_Challenge_
Write out each line exactly as given. Leave the pictures out of your copy.

_Recorded information_

◇ ◇ ◇ ◇

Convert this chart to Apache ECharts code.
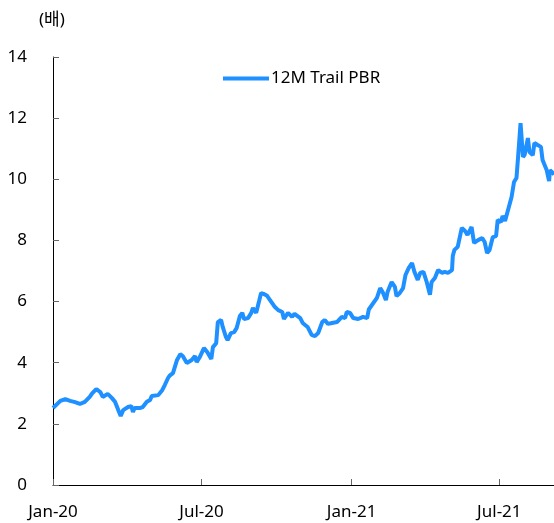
<!DOCTYPE html>
<html>
<head>
<meta charset="utf-8">
<script src="https://cdn.jsdelivr.net/npm/echarts@6/dist/echarts.min.js"></script>
<style>
html, body { margin: 0; padding: 0; background: #fff; }
#main { width: 554px; height: 523px; }
</style>
</head>
<body>
<div id="main"></div>
<script>
// days counted from 2020-01-01
var days = [0, 2, 9, 15, 21, 27, 33, 39, 45, 48, 53, 58, 61, 67, 72, 76, 80, 83, 86, 92, 96, 98, 100, 107, 110, 115, 119, 121, 129, 134, 137, 141, 143, 147, 152, 156, 159, 164, 170, 174, 176, 180, 185, 189, 194, 196, 200, 202, 206, 208, 212, 214, 218, 222, 225, 229, 232, 234, 239, 243, 245, 249, 252, 255, 258, 262, 266, 272, 276, 281, 283, 288, 293, 296, 303, 306, 312, 317, 321, 325, 330, 333, 337, 342, 348, 354, 358, 360, 364, 368, 374, 380, 385, 387, 397, 401, 404, 408, 410, 415, 419, 421, 425, 429, 432, 436, 440, 443, 447, 450, 454, 458, 462, 464, 468, 472, 477, 480, 484, 489, 490, 492, 496, 501, 505, 508, 513, 516, 521, 526, 529, 532, 535, 539, 543, 545, 549, 551, 554, 557, 562, 565, 568, 570, 572, 573, 576, 578, 582, 584, 588, 590, 594, 598, 600, 605, 608, 609, 613, 614];
var pbr = [2.52, 2.55, 2.75, 2.81, 2.75, 2.71, 2.65, 2.72, 2.88, 3.0, 3.14, 3.04, 2.88, 2.98, 2.85, 2.72, 2.45, 2.26, 2.45, 2.55, 2.58, 2.39, 2.52, 2.52, 2.55, 2.72, 2.78, 2.91, 2.94, 3.11, 3.27, 3.5, 3.58, 3.66, 4.09, 4.28, 4.22, 3.99, 4.09, 4.22, 4.02, 4.19, 4.48, 4.35, 4.12, 4.51, 4.64, 5.33, 5.40, 5.17, 4.84, 4.74, 4.97, 5.0, 5.13, 5.53, 5.63, 5.43, 5.46, 5.63, 5.79, 5.63, 5.95, 6.28, 6.25, 6.2, 6.05, 5.82, 5.72, 5.66, 5.43, 5.63, 5.5, 5.6, 5.46, 5.30, 5.17, 4.91, 4.87, 4.97, 5.33, 5.40, 5.27, 5.30, 5.33, 5.5, 5.46, 5.66, 5.63, 5.46, 5.43, 5.5, 5.46, 5.74, 6.12, 6.44, 6.31, 6.05, 6.31, 6.64, 6.48, 6.18, 6.28, 6.44, 6.87, 7.10, 7.26, 6.97, 6.71, 6.94, 6.97, 6.64, 6.22, 6.64, 6.77, 7.03, 6.94, 6.97, 6.94, 7.03, 7.5, 7.69, 7.79, 8.41, 8.31, 8.18, 8.44, 7.92, 8.01, 8.08, 7.95, 7.59, 7.69, 8.11, 8.14, 8.67, 8.60, 8.80, 8.64, 8.93, 9.42, 9.91, 10.04, 10.73, 10.79, 11.84, 10.73, 10.80, 11.35, 10.89, 10.79, 11.19, 11.12, 11.06, 10.63, 10.30, 9.94, 10.30, 10.2, 10.15];
var tickDays = [0, 182, 366, 547];
var tickLabels = ['Jan-20', 'Jul-20', 'Jan-21', 'Jul-21'];

var seriesData = days.map(function (d, i) { return [d, pbr[i]]; });
var font = '"Noto Sans", "Noto Sans CJK KR", sans-serif';

var myChart = echarts.init(document.getElementById('main'));
var option = {
    animation: false,
    textStyle: { fontFamily: font },
    grid: { left: 53, right: 0, top: 57, bottom: 38 },
    title: {
        text: '(배)',
        left: 34,
        top: 7,
        textStyle: { fontSize: 17, fontWeight: 'normal', color: '#000', fontFamily: font }
    },
    legend: {
        data: [{ name: '12M Trail PBR', icon: 'rect' }],
        left: 218,
        top: 65,
        itemWidth: 46,
        itemHeight: 4,
        itemGap: 4,
        textStyle: { fontSize: 17, color: '#000', fontFamily: font, padding: [0, 0, 0, -3] }
    },
    xAxis: {
        type: 'value',
        min: 0,
        max: 614,
        splitLine: { show: false },
        axisLine: { lineStyle: { color: '#000', width: 1 } },
        axisTick: { inside: true, length: 6, customValues: tickDays, lineStyle: { color: '#666' } },
        axisLabel: {
            customValues: tickDays,
            margin: 19,
            fontSize: 17,
            color: '#000',
            fontFamily: font,
            formatter: function (v) {
                var i = tickDays.indexOf(v);
                return i >= 0 ? tickLabels[i] : '';
            }
        }
    },
    yAxis: {
        type: 'value',
        min: 0,
        max: 14,
        interval: 2,
        splitLine: { show: false },
        axisLine: { show: true, lineStyle: { color: '#000', width: 1 } },
        axisTick: { show: true, inside: true, length: 6, lineStyle: { color: '#666' } },
        axisLabel: { margin: 26, fontSize: 17, color: '#000', fontFamily: font }
    },
    series: [{
        name: '12M Trail PBR',
        type: 'line',
        data: seriesData,
        showSymbol: false,
        color: '#1E90FF',
        lineStyle: { width: 4, color: '#1E90FF' }
    }]
};
myChart.setOption(option);
</script>
</body>
</html>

◇ ◇ ◇ ◇

_Written answer_
Convert this chart to Apache ECharts code.
<!DOCTYPE html>
<html>
<head>
<meta charset="utf-8">
<script src="https://cdn.jsdelivr.net/npm/echarts@6/dist/echarts.min.js"></script>
<style>
html, body { margin: 0; padding: 0; background: #fff; }
#main { width: 554px; height: 523px; }
</style>
</head>
<body>
<div id="main"></div>
<script>
// days counted from 2020-01-01
var days = [0, 2, 9, 15, 21, 27, 33, 39, 45, 48, 53, 58, 61, 67, 72, 76, 80, 83, 86, 92, 96, 98, 100, 107, 110, 115, 119, 121, 129, 134, 137, 141, 143, 147, 152, 156, 159, 164, 170, 174, 176, 180, 185, 189, 194, 196, 200, 202, 206, 208, 212, 214, 218, 222, 225, 229, 232, 234, 239, 243, 245, 249, 252, 255, 258, 262, 266, 272, 276, 281, 283, 288, 293, 296, 303, 306, 312, 317, 321, 325, 330, 333, 337, 342, 348, 354, 358, 360, 364, 368, 374, 380, 385, 387, 397, 401, 404, 408, 410, 415, 419, 421, 425, 429, 432, 436, 440, 443, 447, 450, 454, 458, 462, 464, 468, 472, 477, 480, 484, 489, 490, 492, 496, 501, 505, 508, 513, 516, 521, 526, 529, 532, 535, 539, 543, 545, 549, 551, 554, 557, 562, 565, 568, 570, 572, 573, 576, 578, 582, 584, 588, 590, 594, 598, 600, 605, 608, 609, 613, 614];
var pbr = [2.52, 2.55, 2.75, 2.81, 2.75, 2.71, 2.65, 2.72, 2.88, 3.0, 3.14, 3.04, 2.88, 2.98, 2.85, 2.72, 2.45, 2.26, 2.45, 2.55, 2.58, 2.39, 2.52, 2.52, 2.55, 2.72, 2.78, 2.91, 2.94, 3.11, 3.27, 3.5, 3.58, 3.66, 4.09, 4.28, 4.22, 3.99, 4.09, 4.22, 4.02, 4.19, 4.48, 4.35, 4.12, 4.51, 4.64, 5.33, 5.40, 5.17, 4.84, 4.74, 4.97, 5.0, 5.13, 5.53, 5.63, 5.43, 5.46, 5.63, 5.79, 5.63, 5.95, 6.28, 6.25, 6.2, 6.05, 5.82, 5.72, 5.66, 5.43, 5.63, 5.5, 5.6, 5.46, 5.30, 5.17, 4.91, 4.87, 4.97, 5.33, 5.40, 5.27, 5.30, 5.33, 5.5, 5.46, 5.66, 5.63, 5.46, 5.43, 5.5, 5.46, 5.74, 6.12, 6.44, 6.31, 6.05, 6.31, 6.64, 6.48, 6.18, 6.28, 6.44, 6.87, 7.10, 7.26, 6.97, 6.71, 6.94, 6.97, 6.64, 6.22, 6.64, 6.77, 7.03, 6.94, 6.97, 6.94, 7.03, 7.5, 7.69, 7.79, 8.41, 8.31, 8.18, 8.44, 7.92, 8.01, 8.08, 7.95, 7.59, 7.69, 8.11, 8.14, 8.67, 8.60, 8.80, 8.64, 8.93, 9.42, 9.91, 10.04, 10.73, 10.79, 11.84, 10.73, 10.80, 11.35, 10.89, 10.79, 11.19, 11.12, 11.06, 10.63, 10.30, 9.94, 10.30, 10.2, 10.15];
var tickDays = [0, 182, 366, 547];
var tickLabels = ['Jan-20', 'Jul-20', 'Jan-21', 'Jul-21'];

var seriesData = days.map(function (d, i) { return [d, pbr[i]]; });
var font = '"Noto Sans", "Noto Sans CJK KR", sans-serif';

var myChart = echarts.init(document.getElementById('main'));
var option = {
    animation: false,
    textStyle: { fontFamily: font },
    grid: { left: 53, right: 0, top: 57, bottom: 38 },
    title: {
        text: '(배)',
        left: 34,
        top: 7,
        textStyle: { fontSize: 17, fontWeight: 'normal', color: '#000', fontFamily: font }
    },
    legend: {
        data: [{ name: '12M Trail PBR', icon: 'rect' }],
        left: 218,
        top: 65,
        itemWidth: 46,
        itemHeight: 4,
        itemGap: 4,
        textStyle: { fontSize: 17, color: '#000', fontFamily: font, padding: [0, 0, 0, -3] }
    },
    xAxis: {
        type: 'value',
        min: 0,
        max: 614,
        splitLine: { show: false },
        axisLine: { lineStyle: { color: '#000', width: 1 } },
        axisTick: { inside: true, length: 6, customValues: tickDays, lineStyle: { color: '#666' } },
        axisLabel: {
            customValues: tickDays,
            margin: 19,
            fontSize: 17,
            color: '#000',
            fontFamily: font,
            formatter: function (v) {
                var i = tickDays.indexOf(v);
                return i >= 0 ? tickLabels[i] : '';
            }
        }
    },
    yAxis: {
        type: 'value',
        min: 0,
        max: 14,
        interval: 2,
        splitLine: { show: false },
        axisLine: { show: true, lineStyle: { color: '#000', width: 1 } },
        axisTick: { show: true, inside: true, length: 6, lineStyle: { color: '#666' } },
        axisLabel: { margin: 26, fontSize: 17, color: '#000', fontFamily: font }
    },
    series: [{
        name: '12M Trail PBR',
        type: 'line',
        data: seriesData,
        showSymbol: false,
        color: '#1E90FF',
        lineStyle: { width: 4, color: '#1E90FF' }
    }]
};
myChart.setOption(option);
</script>
</body>
</html>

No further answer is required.